Material provided:
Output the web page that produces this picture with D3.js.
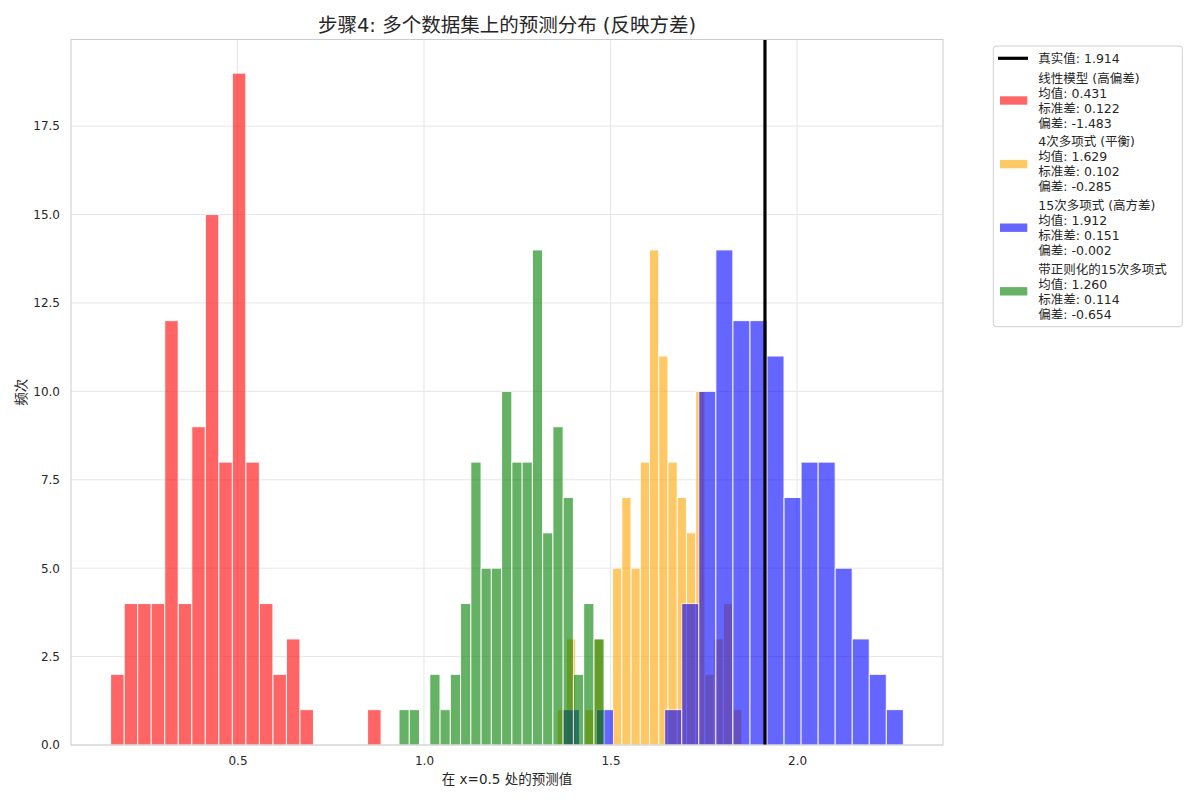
<!DOCTYPE html>
<html><head><meta charset="utf-8">
<script src="https://cdn.jsdelivr.net/npm/d3@7"></script>
<style>
body{margin:0;background:#fff}
svg text{font-family:"DejaVu Sans","Noto Sans CJK SC",sans-serif;}
</style>
</head><body>
<svg id="chart" width="1200" height="800"></svg>
<script>
// ---- data ----
const seriesNames = ["线性模型 (高偏差)", "4次多项式 (平衡)", "15次多项式 (高方差)", "带正则化的15次多项式"];
const seriesColors = ["red", "orange", "blue", "green"];
const redCounts    = [2,4,4,4,12,4,9,15,8,19,8,4,2,3,1,0,0,0,0,1];
const orangeCounts = [1,3,0,1,3,0,5,7,5,8,14,11,8,7,6,10,2,3,4,1];
const blueCounts   = [1,0,1,0,0,0,1,4,10,14,12,12,11,7,8,8,5,3,2,1];
const greenCounts  = [1,1,0,2,1,2,4,8,5,5,10,8,8,14,6,9,7,2,4,3];
const binRanges = [[0.160,0.885],[1.357,1.852],[1.371,2.285],[0.933,1.483]];
const means  = [0.431, 1.629, 1.912, 1.260];
const stds   = [0.122, 0.102, 0.151, 0.114];
const biases = [-1.483, -0.285, -0.002, -0.654];
const trueValue = 1.914;
const xTicks = [0.5, 1.0, 1.5, 2.0];
const yTicks = [0, 2.5, 5, 7.5, 10, 12.5, 15, 17.5];
const titleText = "步骤4: 多个数据集上的预测分布 (反映方差)";
const xLabel = "在 x=0.5 处的预测值";
const yLabel = "频次";
const trueLabel = "真实值: " + trueValue.toFixed(3);

const allCounts = [redCounts, orangeCounts, blueCounts, greenCounts];

// ---- layout ----
const svg = d3.select("#chart");
const M = {left: 71, right: 943, top: 39.5, bottom: 745};
const txt = "#262626";
const FONT = '"DejaVu Sans","Noto Sans CJK SC",sans-serif';

const allMin = d3.min(binRanges, r => r[0]), allMax = d3.max(binRanges, r => r[1]);
const pad = (allMax - allMin) * 0.05;
const x = d3.scaleLinear().domain([allMin - pad, allMax + pad]).range([M.left, M.right]);
const yMax = d3.max(allCounts.flat()) * 1.05;
const y = d3.scaleLinear().domain([0, yMax]).range([M.bottom, M.top]);

// grid
const grid = svg.append("g");
grid.selectAll("line.v").data(xTicks).join("line")
  .attr("x1", d => x(d)).attr("x2", d => x(d))
  .attr("y1", M.top).attr("y2", M.bottom)
  .attr("stroke", "#e6e6e6").attr("stroke-width", 1);
grid.selectAll("line.h").data(yTicks).join("line")
  .attr("x1", M.left).attr("x2", M.right)
  .attr("y1", d => y(d)).attr("y2", d => y(d))
  .attr("stroke", "#e6e6e6").attr("stroke-width", 1);

// bars
allCounts.forEach((counts, i) => {
  const [r0, r1] = binRanges[i];
  const w = (r1 - r0) / counts.length;
  const bins = counts.map((c, j) => ({c, a: r0 + j * w, b: r0 + (j + 1) * w})).filter(d => d.c > 0);
  svg.append("g").selectAll("rect").data(bins).join("rect")
    .attr("x", d => x(d.a)).attr("width", d => x(d.b) - x(d.a))
    .attr("y", d => y(d.c)).attr("height", d => y(0) - y(d.c))
    .attr("fill", seriesColors[i]).attr("stroke", "white").attr("stroke-width", 1)
    .attr("opacity", 0.6);
});

// true value line
svg.append("line")
  .attr("x1", x(trueValue)).attr("x2", x(trueValue))
  .attr("y1", M.top).attr("y2", M.bottom)
  .attr("stroke", "black").attr("stroke-width", 3.2);

// frame
svg.append("rect").attr("x", M.left).attr("y", M.top)
  .attr("width", M.right - M.left).attr("height", M.bottom - M.top)
  .attr("fill", "none").attr("stroke", "#cccccc").attr("stroke-width", 1);

// axes
const xAxis = svg.append("g").attr("transform", `translate(0,${M.bottom})`)
  .call(d3.axisBottom(x).tickValues(xTicks).tickSize(0).tickPadding(11).tickFormat(d3.format(".1f")));
const yAxis = svg.append("g").attr("transform", `translate(${M.left},0)`)
  .call(d3.axisLeft(y).tickValues(yTicks).tickSize(0).tickPadding(11).tickFormat(d3.format(".1f")));
[xAxis, yAxis].forEach(a => {
  a.select(".domain").remove();
  a.selectAll("text").attr("fill", txt).style("font-size", "12px").style("font-family", FONT);
});

// title & labels
svg.append("text").attr("x", (M.left + M.right) / 2).attr("y", 31.5)
  .attr("text-anchor", "middle").attr("fill", txt).style("font-size", "19.5px").text(titleText);
svg.append("text").attr("x", (M.left + M.right) / 2).attr("y", 783.5)
  .attr("text-anchor", "middle").attr("fill", txt).style("font-size", "13.5px").text(xLabel);
svg.append("text").attr("transform", `translate(25.5,${(M.top + M.bottom) / 2}) rotate(-90)`)
  .attr("text-anchor", "middle").attr("fill", txt).style("font-size", "13.5px").text(yLabel);

// legend
const L = {x: 993.3, y: 46, w: 189, h: 280.7, textX: 1038.3};
const lg = svg.append("g");
lg.append("rect").attr("x", L.x).attr("y", L.y).attr("width", L.w).attr("height", L.h)
  .attr("rx", 3).attr("fill", "white").attr("fill-opacity", 0.8)
  .attr("stroke", "#d0d0d0").attr("stroke-width", 1);
const fs = 12.5, lh = 15, firstCenter = 58.3, blockMid0 = 100.5, blockStep = 63.6;
lg.append("line").attr("x1", 998).attr("x2", 1028).attr("y1", firstCenter).attr("y2", firstCenter)
  .attr("stroke", "black").attr("stroke-width", 3.2);
lg.append("text").attr("x", L.textX).attr("y", firstCenter + 0.38 * fs)
  .attr("fill", txt).style("font-size", fs + "px").text(trueLabel);
seriesNames.forEach((name, i) => {
  const mid = blockMid0 + i * blockStep;
  const lines = [name, "均值: " + means[i].toFixed(3), "标准差: " + stds[i].toFixed(3), "偏差: " + biases[i].toFixed(3)];
  lg.append("rect").attr("x", 1000).attr("y", mid - 4.2).attr("width", 27.3).attr("height", 8.4)
    .attr("fill", seriesColors[i]).attr("opacity", 0.6);
  lines.forEach((s, k) => {
    lg.append("text").attr("x", L.textX).attr("y", mid + (k - 1.5) * lh + 0.38 * fs)
      .attr("fill", txt).style("font-size", fs + "px").text(s);
  });
});
</script>
</body></html>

Instruction: Transcribe the whole listing, character for character, but not its images.

Worked solution:
Output the web page that produces this picture with D3.js.
<!DOCTYPE html>
<html><head><meta charset="utf-8">
<script src="https://cdn.jsdelivr.net/npm/d3@7"></script>
<style>
body{margin:0;background:#fff}
svg text{font-family:"DejaVu Sans","Noto Sans CJK SC",sans-serif;}
</style>
</head><body>
<svg id="chart" width="1200" height="800"></svg>
<script>
// ---- data ----
const seriesNames = ["线性模型 (高偏差)", "4次多项式 (平衡)", "15次多项式 (高方差)", "带正则化的15次多项式"];
const seriesColors = ["red", "orange", "blue", "green"];
const redCounts    = [2,4,4,4,12,4,9,15,8,19,8,4,2,3,1,0,0,0,0,1];
const orangeCounts = [1,3,0,1,3,0,5,7,5,8,14,11,8,7,6,10,2,3,4,1];
const blueCounts   = [1,0,1,0,0,0,1,4,10,14,12,12,11,7,8,8,5,3,2,1];
const greenCounts  = [1,1,0,2,1,2,4,8,5,5,10,8,8,14,6,9,7,2,4,3];
const binRanges = [[0.160,0.885],[1.357,1.852],[1.371,2.285],[0.933,1.483]];
const means  = [0.431, 1.629, 1.912, 1.260];
const stds   = [0.122, 0.102, 0.151, 0.114];
const biases = [-1.483, -0.285, -0.002, -0.654];
const trueValue = 1.914;
const xTicks = [0.5, 1.0, 1.5, 2.0];
const yTicks = [0, 2.5, 5, 7.5, 10, 12.5, 15, 17.5];
const titleText = "步骤4: 多个数据集上的预测分布 (反映方差)";
const xLabel = "在 x=0.5 处的预测值";
const yLabel = "频次";
const trueLabel = "真实值: " + trueValue.toFixed(3);

const allCounts = [redCounts, orangeCounts, blueCounts, greenCounts];

// ---- layout ----
const svg = d3.select("#chart");
const M = {left: 71, right: 943, top: 39.5, bottom: 745};
const txt = "#262626";
const FONT = '"DejaVu Sans","Noto Sans CJK SC",sans-serif';

const allMin = d3.min(binRanges, r => r[0]), allMax = d3.max(binRanges, r => r[1]);
const pad = (allMax - allMin) * 0.05;
const x = d3.scaleLinear().domain([allMin - pad, allMax + pad]).range([M.left, M.right]);
const yMax = d3.max(allCounts.flat()) * 1.05;
const y = d3.scaleLinear().domain([0, yMax]).range([M.bottom, M.top]);

// grid
const grid = svg.append("g");
grid.selectAll("line.v").data(xTicks).join("line")
  .attr("x1", d => x(d)).attr("x2", d => x(d))
  .attr("y1", M.top).attr("y2", M.bottom)
  .attr("stroke", "#e6e6e6").attr("stroke-width", 1);
grid.selectAll("line.h").data(yTicks).join("line")
  .attr("x1", M.left).attr("x2", M.right)
  .attr("y1", d => y(d)).attr("y2", d => y(d))
  .attr("stroke", "#e6e6e6").attr("stroke-width", 1);

// bars
allCounts.forEach((counts, i) => {
  const [r0, r1] = binRanges[i];
  const w = (r1 - r0) / counts.length;
  const bins = counts.map((c, j) => ({c, a: r0 + j * w, b: r0 + (j + 1) * w})).filter(d => d.c > 0);
  svg.append("g").selectAll("rect").data(bins).join("rect")
    .attr("x", d => x(d.a)).attr("width", d => x(d.b) - x(d.a))
    .attr("y", d => y(d.c)).attr("height", d => y(0) - y(d.c))
    .attr("fill", seriesColors[i]).attr("stroke", "white").attr("stroke-width", 1)
    .attr("opacity", 0.6);
});

// true value line
svg.append("line")
  .attr("x1", x(trueValue)).attr("x2", x(trueValue))
  .attr("y1", M.top).attr("y2", M.bottom)
  .attr("stroke", "black").attr("stroke-width", 3.2);

// frame
svg.append("rect").attr("x", M.left).attr("y", M.top)
  .attr("width", M.right - M.left).attr("height", M.bottom - M.top)
  .attr("fill", "none").attr("stroke", "#cccccc").attr("stroke-width", 1);

// axes
const xAxis = svg.append("g").attr("transform", `translate(0,${M.bottom})`)
  .call(d3.axisBottom(x).tickValues(xTicks).tickSize(0).tickPadding(11).tickFormat(d3.format(".1f")));
const yAxis = svg.append("g").attr("transform", `translate(${M.left},0)`)
  .call(d3.axisLeft(y).tickValues(yTicks).tickSize(0).tickPadding(11).tickFormat(d3.format(".1f")));
[xAxis, yAxis].forEach(a => {
  a.select(".domain").remove();
  a.selectAll("text").attr("fill", txt).style("font-size", "12px").style("font-family", FONT);
});

// title & labels
svg.append("text").attr("x", (M.left + M.right) / 2).attr("y", 31.5)
  .attr("text-anchor", "middle").attr("fill", txt).style("font-size", "19.5px").text(titleText);
svg.append("text").attr("x", (M.left + M.right) / 2).attr("y", 783.5)
  .attr("text-anchor", "middle").attr("fill", txt).style("font-size", "13.5px").text(xLabel);
svg.append("text").attr("transform", `translate(25.5,${(M.top + M.bottom) / 2}) rotate(-90)`)
  .attr("text-anchor", "middle").attr("fill", txt).style("font-size", "13.5px").text(yLabel);

// legend
const L = {x: 993.3, y: 46, w: 189, h: 280.7, textX: 1038.3};
const lg = svg.append("g");
lg.append("rect").attr("x", L.x).attr("y", L.y).attr("width", L.w).attr("height", L.h)
  .attr("rx", 3).attr("fill", "white").attr("fill-opacity", 0.8)
  .attr("stroke", "#d0d0d0").attr("stroke-width", 1);
const fs = 12.5, lh = 15, firstCenter = 58.3, blockMid0 = 100.5, blockStep = 63.6;
lg.append("line").attr("x1", 998).attr("x2", 1028).attr("y1", firstCenter).attr("y2", firstCenter)
  .attr("stroke", "black").attr("stroke-width", 3.2);
lg.append("text").attr("x", L.textX).attr("y", firstCenter + 0.38 * fs)
  .attr("fill", txt).style("font-size", fs + "px").text(trueLabel);
seriesNames.forEach((name, i) => {
  const mid = blockMid0 + i * blockStep;
  const lines = [name, "均值: " + means[i].toFixed(3), "标准差: " + stds[i].toFixed(3), "偏差: " + biases[i].toFixed(3)];
  lg.append("rect").attr("x", 1000).attr("y", mid - 4.2).attr("width", 27.3).attr("height", 8.4)
    .attr("fill", seriesColors[i]).attr("opacity", 0.6);
  lines.forEach((s, k) => {
    lg.append("text").attr("x", L.textX).attr("y", mid + (k - 1.5) * lh + 0.38 * fs)
      .attr("fill", txt).style("font-size", fs + "px").text(s);
  });
});
</script>
</body></html>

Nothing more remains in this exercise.